By making the STM functions available as services, the architecture reduces the amount of expertise that must be available internally within a particular organization, thereby reducing the barriers to operating in space and providing participants with the information necessary to behave responsibly. Operational support for collision avoidance, separation, etc., is managed through a decentralized architecture, rather than via a single centralized government-administered system.

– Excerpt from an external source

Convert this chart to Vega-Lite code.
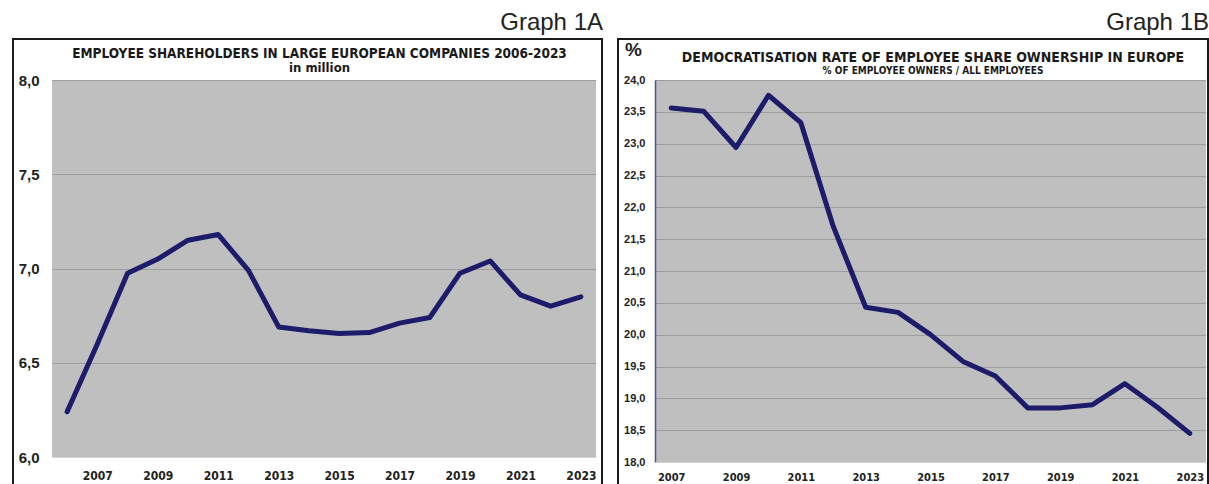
{
  "$schema": "https://vega.github.io/schema/vega-lite/v6.json",
  "padding": {"left": 12, "top": 11, "right": 0, "bottom": 0},
  "background": "white",
  "spacing": 14,
  "config": {
    "locale": {"number": {"decimal": ",", "thousands": ".", "grouping": [3], "currency": ["", " €"]}},
    "view": {"stroke": "#1a1a1a", "strokeWidth": 2, "fill": "white"},
    "font": "Liberation Sans",
    "concat": {"spacing": 0}
  },
  "datasets": {
    "holders": [
      {"year": 2006, "value": 6.24},
      {"year": 2007, "value": 6.6},
      {"year": 2008, "value": 6.975},
      {"year": 2009, "value": 7.05},
      {"year": 2010, "value": 7.15},
      {"year": 2011, "value": 7.18},
      {"year": 2012, "value": 6.99},
      {"year": 2013, "value": 6.69},
      {"year": 2014, "value": 6.67},
      {"year": 2015, "value": 6.655},
      {"year": 2016, "value": 6.66},
      {"year": 2017, "value": 6.71},
      {"year": 2018, "value": 6.74},
      {"year": 2019, "value": 6.975},
      {"year": 2020, "value": 7.04},
      {"year": 2021, "value": 6.86},
      {"year": 2022, "value": 6.8},
      {"year": 2023, "value": 6.85}
    ],
    "rate": [
      {"year": 2007, "value": 23.56},
      {"year": 2008, "value": 23.51},
      {"year": 2009, "value": 22.94},
      {"year": 2010, "value": 23.76},
      {"year": 2011, "value": 23.33},
      {"year": 2012, "value": 21.7},
      {"year": 2013, "value": 20.43},
      {"year": 2014, "value": 20.35},
      {"year": 2015, "value": 20.0},
      {"year": 2016, "value": 19.58},
      {"year": 2017, "value": 19.35},
      {"year": 2018, "value": 18.85},
      {"year": 2019, "value": 18.85},
      {"year": 2020, "value": 18.9},
      {"year": 2021, "value": 19.23},
      {"year": 2022, "value": 18.86},
      {"year": 2023, "value": 18.45}
    ]
  },
  "hconcat": [
    {
      "title": {"text": "Graph 1A", "anchor": "end", "fontSize": 24, "fontWeight": "normal", "font": "Liberation Sans", "color": "#222222", "offset": 3},
      "vconcat": [
        {
          "width": 589,
          "height": 450,
          "title": {
            "text": "EMPLOYEE  SHAREHOLDERS IN LARGE EUROPEAN COMPANIES  2006-2023",
            "subtitle": "in million",
            "anchor": "middle",
            "offset": -36,
            "dx": 12,
            "font": "Liberation Sans Narrow, DejaVu Sans Condensed, sans-serif",
            "fontSize": 13.5,
            "fontWeight": "bold",
            "color": "#1a1a1a",
            "subtitleFont": "Liberation Sans Narrow, DejaVu Sans Condensed, sans-serif",
            "subtitleFontSize": 13,
            "subtitleFontWeight": "bold",
            "subtitleColor": "#1a1a1a",
            "subtitlePadding": 2
          },
          "layer": [
            {
              "data": {"values": [{}]},
              "mark": {"type": "rect", "fill": "#000000", "fillOpacity": 0.25, "strokeWidth": 0},
              "encoding": {
                "x": {
                  "datum": 2005.5, "type": "quantitative",
                  "scale": {"domain": [2005.5, 2023.5], "range": [39, 583], "nice": false, "zero": false},
                  "axis": {"values": [2007, 2009, 2011, 2013, 2015, 2017, 2019, 2021, 2023], "format": "d", "orient": "bottom", "offset": -32, "domain": false, "ticks": false, "grid": false, "labelFont": "Liberation Sans Narrow, DejaVu Sans Condensed, sans-serif", "labelFontWeight": "bold", "labelFontSize": 12, "labelPadding": 13, "labelColor": "#222222", "labelOverlap": false, "title": null}
                },
                "x2": {"datum": 2023.5},
                "y": {
                  "datum": 6, "type": "quantitative",
                  "scale": {"domain": [6, 8], "range": [418, 41], "nice": false, "zero": false},
                  "axis": {"values": [6, 6.5, 7, 7.5, 8], "format": ".1f", "offset": -39, "domain": false, "ticks": false, "grid": true, "gridColor": "#d2d2d2", "gridWidth": 1.2, "labelFontSize": 15, "labelFontWeight": "bold", "labelPadding": 13, "labelColor": "#222222", "labelOverlap": false, "title": null}
                },
                "y2": {"datum": 8}
              }
            },
            {
              "data": {"name": "holders"},
              "mark": {"type": "line", "color": "#1c1c6b", "strokeWidth": 5, "strokeCap": "round", "strokeJoin": "round"},
              "encoding": {
                "x": {
                  "field": "year", "type": "quantitative",
                  "scale": {"domain": [2005.5, 2023.5], "range": [39, 583], "nice": false, "zero": false},
                  "axis": {"values": [2007, 2009, 2011, 2013, 2015, 2017, 2019, 2021, 2023], "format": "d", "orient": "bottom", "offset": -32, "domain": false, "ticks": false, "grid": false, "labelFont": "Liberation Sans Narrow, DejaVu Sans Condensed, sans-serif", "labelFontWeight": "bold", "labelFontSize": 12, "labelPadding": 13, "labelColor": "#222222", "labelOverlap": false, "title": null}
                },
                "y": {
                  "field": "value", "type": "quantitative",
                  "scale": {"domain": [6, 8], "range": [418, 41], "nice": false, "zero": false},
                  "axis": {"values": [6, 6.5, 7, 7.5, 8], "format": ".1f", "offset": -39, "domain": false, "ticks": false, "grid": true, "gridColor": "#d2d2d2", "gridWidth": 1.2, "labelFontSize": 15, "labelFontWeight": "bold", "labelPadding": 13, "labelColor": "#222222", "labelOverlap": false, "title": null}
                }
              }
            }
          ]
        }
      ]
    },
    {
      "title": {"text": "Graph 1B", "anchor": "end", "fontSize": 24, "fontWeight": "normal", "font": "Liberation Sans", "color": "#222222", "offset": 3},
      "vconcat": [
        {
          "width": 590,
          "height": 450,
          "title": {
            "text": "DEMOCRATISATION  RATE OF EMPLOYEE SHARE OWNERSHIP IN EUROPE",
            "subtitle": "% OF EMPLOYEE OWNERS /  ALL EMPLOYEES",
            "anchor": "middle",
            "offset": -37,
            "dx": 20,
            "font": "Liberation Sans Narrow, DejaVu Sans Condensed, sans-serif",
            "fontSize": 14,
            "fontWeight": "bold",
            "color": "#1a1a1a",
            "subtitleFont": "Liberation Sans Narrow, DejaVu Sans Condensed, sans-serif",
            "subtitleFontSize": 10,
            "subtitleFontWeight": "bold",
            "subtitleColor": "#1a1a1a",
            "subtitlePadding": 1
          },
          "layer": [
            {
              "data": {"values": [{}]},
              "mark": {"type": "rect", "fill": "#000000", "fillOpacity": 0.25, "strokeWidth": 0},
              "encoding": {
                "x": {
                  "datum": 2006.5, "type": "quantitative",
                  "scale": {"domain": [2006.5, 2023.5], "range": [37, 588], "nice": false, "zero": false},
                  "axis": {"values": [2007, 2009, 2011, 2013, 2015, 2017, 2019, 2021, 2023], "format": "d", "orient": "bottom", "offset": -27, "domain": false, "ticks": false, "grid": false, "labelFont": "Liberation Sans Narrow, DejaVu Sans Condensed, sans-serif", "labelFontWeight": "bold", "labelFontSize": 11, "labelPadding": 9, "labelColor": "#222222", "labelOverlap": false, "title": null}
                },
                "x2": {"datum": 2023.5},
                "y": {
                  "datum": 18, "type": "quantitative",
                  "scale": {"domain": [18, 24], "range": [423, 41], "nice": false, "zero": false},
                  "axis": {"values": [18, 18.5, 19, 19.5, 20, 20.5, 21, 21.5, 22, 22.5, 23, 23.5, 24], "format": ".1f", "offset": -37, "domain": true, "domainColor": "#6a6ab8", "domainWidth": 1.5, "ticks": false, "grid": true, "gridColor": "#d2d2d2", "gridWidth": 1.2, "labelFontSize": 11, "labelFontWeight": "bold", "labelPadding": 10, "labelColor": "#222222", "labelOverlap": false, "title": "%", "titleAngle": 0, "titleFontSize": 19, "titleFontWeight": "bold", "titleColor": "#222222", "titleX": -22, "titleY": 10, "titleAlign": "center", "titleBaseline": "middle"}
                },
                "y2": {"datum": 24}
              }
            },
            {
              "data": {"name": "rate"},
              "mark": {"type": "line", "color": "#1c1c6b", "strokeWidth": 5, "strokeCap": "round", "strokeJoin": "round"},
              "encoding": {
                "x": {
                  "field": "year", "type": "quantitative",
                  "scale": {"domain": [2006.5, 2023.5], "range": [37, 588], "nice": false, "zero": false},
                  "axis": {"values": [2007, 2009, 2011, 2013, 2015, 2017, 2019, 2021, 2023], "format": "d", "orient": "bottom", "offset": -27, "domain": false, "ticks": false, "grid": false, "labelFont": "Liberation Sans Narrow, DejaVu Sans Condensed, sans-serif", "labelFontWeight": "bold", "labelFontSize": 11, "labelPadding": 9, "labelColor": "#222222", "labelOverlap": false, "title": null}
                },
                "y": {
                  "field": "value", "type": "quantitative",
                  "scale": {"domain": [18, 24], "range": [423, 41], "nice": false, "zero": false},
                  "axis": {"values": [18, 18.5, 19, 19.5, 20, 20.5, 21, 21.5, 22, 22.5, 23, 23.5, 24], "format": ".1f", "offset": -37, "domain": true, "domainColor": "#6a6ab8", "domainWidth": 1.5, "ticks": false, "grid": true, "gridColor": "#d2d2d2", "gridWidth": 1.2, "labelFontSize": 11, "labelFontWeight": "bold", "labelPadding": 10, "labelColor": "#222222", "labelOverlap": false, "title": "%", "titleAngle": 0, "titleFontSize": 19, "titleFontWeight": "bold", "titleColor": "#222222", "titleX": -22, "titleY": 10, "titleAlign": "center", "titleBaseline": "middle"}
                }
              }
            }
          ]
        }
      ]
    }
  ]
}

The STM system is based on the use of standardized Application Programming Interfaces (API) to allow easier interconnection and conceptual definition of roles to more easily allow suppliers with different capabilities to add value to the ecosystem. The architecture handles basic functions including registration, discovery, authentication of participants, and auditable tracking of data provenance and integrity. The technology is able to integrate data from multiple sources.
(Via NASA.)
As far as I know, the first use of the term "space traffic" occurred in m Satan in Exile, by Arthur William Bernal, published by Weird Tales in 1935:
Satan’s streaking vessel reached the appointed sector of space first. He nodded in silent satisfaction at Threepa’s choice of a dueling-field; the spot was a lonely one in an uncharted region, far from the normal lanes of space traffic. In all the diamond-studded blankness reproduced on his seeing-plates, Satan could detect no alien presence, not even the braggart Threepa’s pirate ship, the Vroola.
This term joined others like spaceways from Shambleau (1933), by C.L. Moore and of course space-lanes from Crashing Suns (1928), by Edmond Hamilton.